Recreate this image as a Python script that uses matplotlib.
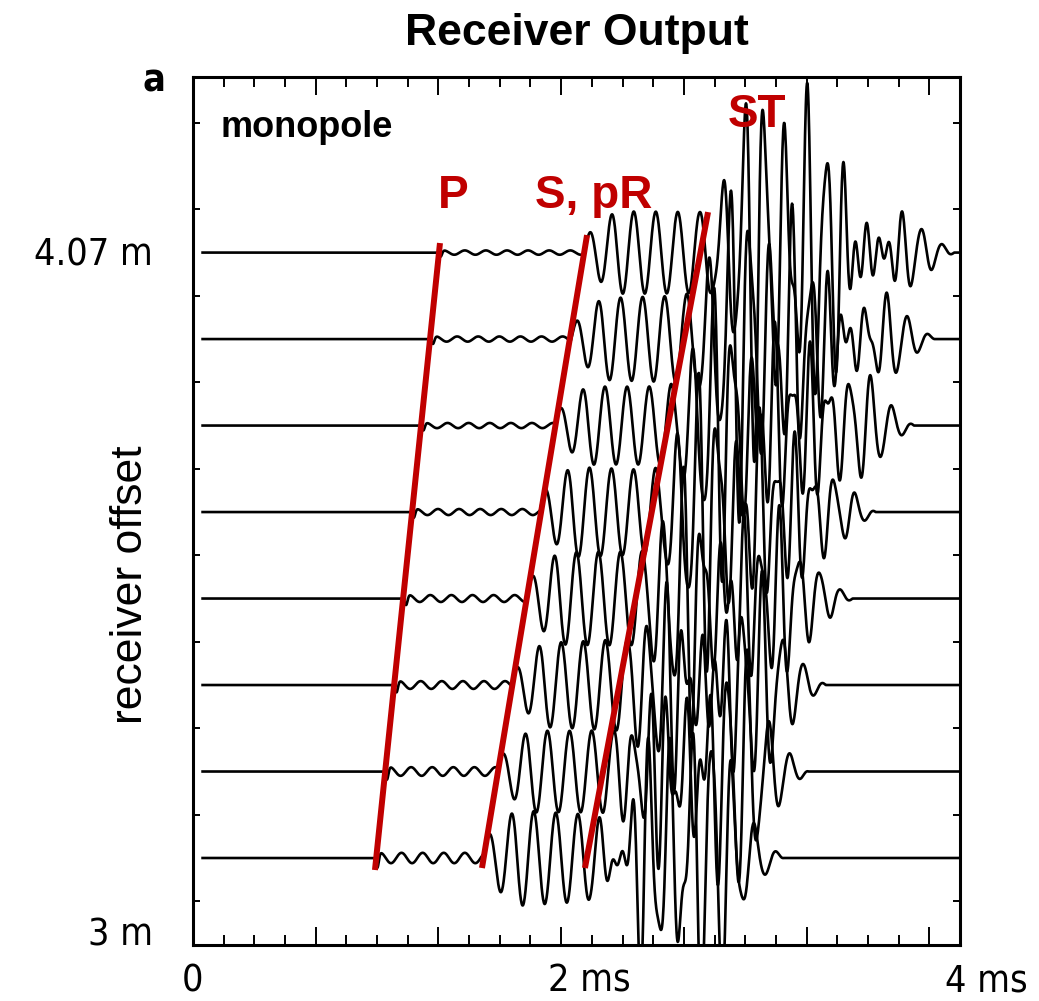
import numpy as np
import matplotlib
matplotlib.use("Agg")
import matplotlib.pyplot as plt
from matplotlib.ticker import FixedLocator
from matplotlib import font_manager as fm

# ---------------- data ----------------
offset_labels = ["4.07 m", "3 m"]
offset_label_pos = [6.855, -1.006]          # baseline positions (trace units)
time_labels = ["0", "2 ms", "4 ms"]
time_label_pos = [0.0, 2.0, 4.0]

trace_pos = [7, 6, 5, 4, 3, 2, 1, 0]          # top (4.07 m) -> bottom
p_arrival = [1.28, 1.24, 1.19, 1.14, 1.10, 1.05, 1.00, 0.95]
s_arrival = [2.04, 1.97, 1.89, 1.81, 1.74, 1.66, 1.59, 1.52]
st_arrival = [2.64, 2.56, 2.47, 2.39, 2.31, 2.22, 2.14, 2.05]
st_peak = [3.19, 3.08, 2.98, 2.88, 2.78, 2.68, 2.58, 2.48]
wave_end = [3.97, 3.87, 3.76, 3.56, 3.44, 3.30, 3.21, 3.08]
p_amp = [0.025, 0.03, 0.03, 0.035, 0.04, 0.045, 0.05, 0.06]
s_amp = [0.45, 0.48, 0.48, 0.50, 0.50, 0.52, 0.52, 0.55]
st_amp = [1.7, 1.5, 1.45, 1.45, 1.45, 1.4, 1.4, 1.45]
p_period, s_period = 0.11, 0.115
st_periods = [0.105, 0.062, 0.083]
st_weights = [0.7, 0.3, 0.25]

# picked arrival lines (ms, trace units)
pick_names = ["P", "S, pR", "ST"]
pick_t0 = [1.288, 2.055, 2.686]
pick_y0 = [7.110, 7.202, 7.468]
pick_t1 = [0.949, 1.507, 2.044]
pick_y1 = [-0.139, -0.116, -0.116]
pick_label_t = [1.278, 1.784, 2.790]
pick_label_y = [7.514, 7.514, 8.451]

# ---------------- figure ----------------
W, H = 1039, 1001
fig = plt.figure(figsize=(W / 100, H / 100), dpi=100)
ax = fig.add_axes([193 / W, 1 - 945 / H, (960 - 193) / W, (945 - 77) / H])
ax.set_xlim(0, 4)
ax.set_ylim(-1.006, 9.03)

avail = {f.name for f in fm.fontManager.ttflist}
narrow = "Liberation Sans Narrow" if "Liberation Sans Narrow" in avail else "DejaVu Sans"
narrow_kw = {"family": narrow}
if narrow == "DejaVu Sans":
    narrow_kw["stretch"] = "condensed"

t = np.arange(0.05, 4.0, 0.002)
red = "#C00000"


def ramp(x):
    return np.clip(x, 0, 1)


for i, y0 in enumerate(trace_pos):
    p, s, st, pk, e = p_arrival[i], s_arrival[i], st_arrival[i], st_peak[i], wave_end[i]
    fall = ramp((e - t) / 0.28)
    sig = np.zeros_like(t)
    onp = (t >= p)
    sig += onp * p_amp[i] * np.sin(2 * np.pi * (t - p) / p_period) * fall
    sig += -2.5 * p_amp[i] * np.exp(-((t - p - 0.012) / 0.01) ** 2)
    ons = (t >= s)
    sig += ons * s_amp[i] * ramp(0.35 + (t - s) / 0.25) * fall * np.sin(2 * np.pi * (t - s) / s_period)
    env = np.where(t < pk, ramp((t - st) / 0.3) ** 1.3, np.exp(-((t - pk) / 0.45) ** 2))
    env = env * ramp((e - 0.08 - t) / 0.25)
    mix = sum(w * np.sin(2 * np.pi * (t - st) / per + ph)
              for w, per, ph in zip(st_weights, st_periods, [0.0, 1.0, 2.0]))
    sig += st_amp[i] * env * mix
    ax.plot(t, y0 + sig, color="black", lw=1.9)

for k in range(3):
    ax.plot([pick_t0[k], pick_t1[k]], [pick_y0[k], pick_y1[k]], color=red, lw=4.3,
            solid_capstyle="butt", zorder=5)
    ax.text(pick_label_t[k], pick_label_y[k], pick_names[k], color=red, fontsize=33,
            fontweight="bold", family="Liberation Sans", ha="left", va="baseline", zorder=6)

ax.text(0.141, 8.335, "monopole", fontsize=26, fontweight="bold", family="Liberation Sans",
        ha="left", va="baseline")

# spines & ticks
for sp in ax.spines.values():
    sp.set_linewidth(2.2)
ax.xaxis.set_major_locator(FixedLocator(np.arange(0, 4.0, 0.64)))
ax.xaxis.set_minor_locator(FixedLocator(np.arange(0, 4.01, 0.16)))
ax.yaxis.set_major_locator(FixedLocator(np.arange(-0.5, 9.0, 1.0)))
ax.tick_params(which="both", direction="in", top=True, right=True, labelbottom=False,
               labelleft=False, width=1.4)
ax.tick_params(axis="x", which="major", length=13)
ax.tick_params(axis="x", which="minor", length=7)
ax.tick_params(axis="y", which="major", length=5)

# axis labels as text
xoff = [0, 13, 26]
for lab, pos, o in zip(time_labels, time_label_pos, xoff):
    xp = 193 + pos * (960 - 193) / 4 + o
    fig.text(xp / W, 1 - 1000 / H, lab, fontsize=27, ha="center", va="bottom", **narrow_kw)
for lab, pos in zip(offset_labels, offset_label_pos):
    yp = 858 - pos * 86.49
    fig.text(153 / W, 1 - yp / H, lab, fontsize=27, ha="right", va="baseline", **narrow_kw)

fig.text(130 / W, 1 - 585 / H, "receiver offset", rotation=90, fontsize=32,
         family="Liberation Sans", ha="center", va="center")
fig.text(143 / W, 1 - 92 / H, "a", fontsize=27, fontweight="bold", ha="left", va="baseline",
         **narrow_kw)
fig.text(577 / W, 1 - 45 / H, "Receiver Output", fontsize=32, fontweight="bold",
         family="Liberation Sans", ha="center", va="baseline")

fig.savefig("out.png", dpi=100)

==================================================

Retype the whole listing exactly and leave the pictures out.

> [Response]
Recreate this image as a Python script that uses matplotlib.
import numpy as np
import matplotlib
matplotlib.use("Agg")
import matplotlib.pyplot as plt
from matplotlib.ticker import FixedLocator
from matplotlib import font_manager as fm

# ---------------- data ----------------
offset_labels = ["4.07 m", "3 m"]
offset_label_pos = [6.855, -1.006]          # baseline positions (trace units)
time_labels = ["0", "2 ms", "4 ms"]
time_label_pos = [0.0, 2.0, 4.0]

trace_pos = [7, 6, 5, 4, 3, 2, 1, 0]          # top (4.07 m) -> bottom
p_arrival = [1.28, 1.24, 1.19, 1.14, 1.10, 1.05, 1.00, 0.95]
s_arrival = [2.04, 1.97, 1.89, 1.81, 1.74, 1.66, 1.59, 1.52]
st_arrival = [2.64, 2.56, 2.47, 2.39, 2.31, 2.22, 2.14, 2.05]
st_peak = [3.19, 3.08, 2.98, 2.88, 2.78, 2.68, 2.58, 2.48]
wave_end = [3.97, 3.87, 3.76, 3.56, 3.44, 3.30, 3.21, 3.08]
p_amp = [0.025, 0.03, 0.03, 0.035, 0.04, 0.045, 0.05, 0.06]
s_amp = [0.45, 0.48, 0.48, 0.50, 0.50, 0.52, 0.52, 0.55]
st_amp = [1.7, 1.5, 1.45, 1.45, 1.45, 1.4, 1.4, 1.45]
p_period, s_period = 0.11, 0.115
st_periods = [0.105, 0.062, 0.083]
st_weights = [0.7, 0.3, 0.25]

# picked arrival lines (ms, trace units)
pick_names = ["P", "S, pR", "ST"]
pick_t0 = [1.288, 2.055, 2.686]
pick_y0 = [7.110, 7.202, 7.468]
pick_t1 = [0.949, 1.507, 2.044]
pick_y1 = [-0.139, -0.116, -0.116]
pick_label_t = [1.278, 1.784, 2.790]
pick_label_y = [7.514, 7.514, 8.451]

# ---------------- figure ----------------
W, H = 1039, 1001
fig = plt.figure(figsize=(W / 100, H / 100), dpi=100)
ax = fig.add_axes([193 / W, 1 - 945 / H, (960 - 193) / W, (945 - 77) / H])
ax.set_xlim(0, 4)
ax.set_ylim(-1.006, 9.03)

avail = {f.name for f in fm.fontManager.ttflist}
narrow = "Liberation Sans Narrow" if "Liberation Sans Narrow" in avail else "DejaVu Sans"
narrow_kw = {"family": narrow}
if narrow == "DejaVu Sans":
    narrow_kw["stretch"] = "condensed"

t = np.arange(0.05, 4.0, 0.002)
red = "#C00000"


def ramp(x):
    return np.clip(x, 0, 1)


for i, y0 in enumerate(trace_pos):
    p, s, st, pk, e = p_arrival[i], s_arrival[i], st_arrival[i], st_peak[i], wave_end[i]
    fall = ramp((e - t) / 0.28)
    sig = np.zeros_like(t)
    onp = (t >= p)
    sig += onp * p_amp[i] * np.sin(2 * np.pi * (t - p) / p_period) * fall
    sig += -2.5 * p_amp[i] * np.exp(-((t - p - 0.012) / 0.01) ** 2)
    ons = (t >= s)
    sig += ons * s_amp[i] * ramp(0.35 + (t - s) / 0.25) * fall * np.sin(2 * np.pi * (t - s) / s_period)
    env = np.where(t < pk, ramp((t - st) / 0.3) ** 1.3, np.exp(-((t - pk) / 0.45) ** 2))
    env = env * ramp((e - 0.08 - t) / 0.25)
    mix = sum(w * np.sin(2 * np.pi * (t - st) / per + ph)
              for w, per, ph in zip(st_weights, st_periods, [0.0, 1.0, 2.0]))
    sig += st_amp[i] * env * mix
    ax.plot(t, y0 + sig, color="black", lw=1.9)

for k in range(3):
    ax.plot([pick_t0[k], pick_t1[k]], [pick_y0[k], pick_y1[k]], color=red, lw=4.3,
            solid_capstyle="butt", zorder=5)
    ax.text(pick_label_t[k], pick_label_y[k], pick_names[k], color=red, fontsize=33,
            fontweight="bold", family="Liberation Sans", ha="left", va="baseline", zorder=6)

ax.text(0.141, 8.335, "monopole", fontsize=26, fontweight="bold", family="Liberation Sans",
        ha="left", va="baseline")

# spines & ticks
for sp in ax.spines.values():
    sp.set_linewidth(2.2)
ax.xaxis.set_major_locator(FixedLocator(np.arange(0, 4.0, 0.64)))
ax.xaxis.set_minor_locator(FixedLocator(np.arange(0, 4.01, 0.16)))
ax.yaxis.set_major_locator(FixedLocator(np.arange(-0.5, 9.0, 1.0)))
ax.tick_params(which="both", direction="in", top=True, right=True, labelbottom=False,
               labelleft=False, width=1.4)
ax.tick_params(axis="x", which="major", length=13)
ax.tick_params(axis="x", which="minor", length=7)
ax.tick_params(axis="y", which="major", length=5)

# axis labels as text
xoff = [0, 13, 26]
for lab, pos, o in zip(time_labels, time_label_pos, xoff):
    xp = 193 + pos * (960 - 193) / 4 + o
    fig.text(xp / W, 1 - 1000 / H, lab, fontsize=27, ha="center", va="bottom", **narrow_kw)
for lab, pos in zip(offset_labels, offset_label_pos):
    yp = 858 - pos * 86.49
    fig.text(153 / W, 1 - yp / H, lab, fontsize=27, ha="right", va="baseline", **narrow_kw)

fig.text(130 / W, 1 - 585 / H, "receiver offset", rotation=90, fontsize=32,
         family="Liberation Sans", ha="center", va="center")
fig.text(143 / W, 1 - 92 / H, "a", fontsize=27, fontweight="bold", ha="left", va="baseline",
         **narrow_kw)
fig.text(577 / W, 1 - 45 / H, "Receiver Output", fontsize=32, fontweight="bold",
         family="Liberation Sans", ha="center", va="baseline")

fig.savefig("out.png", dpi=100)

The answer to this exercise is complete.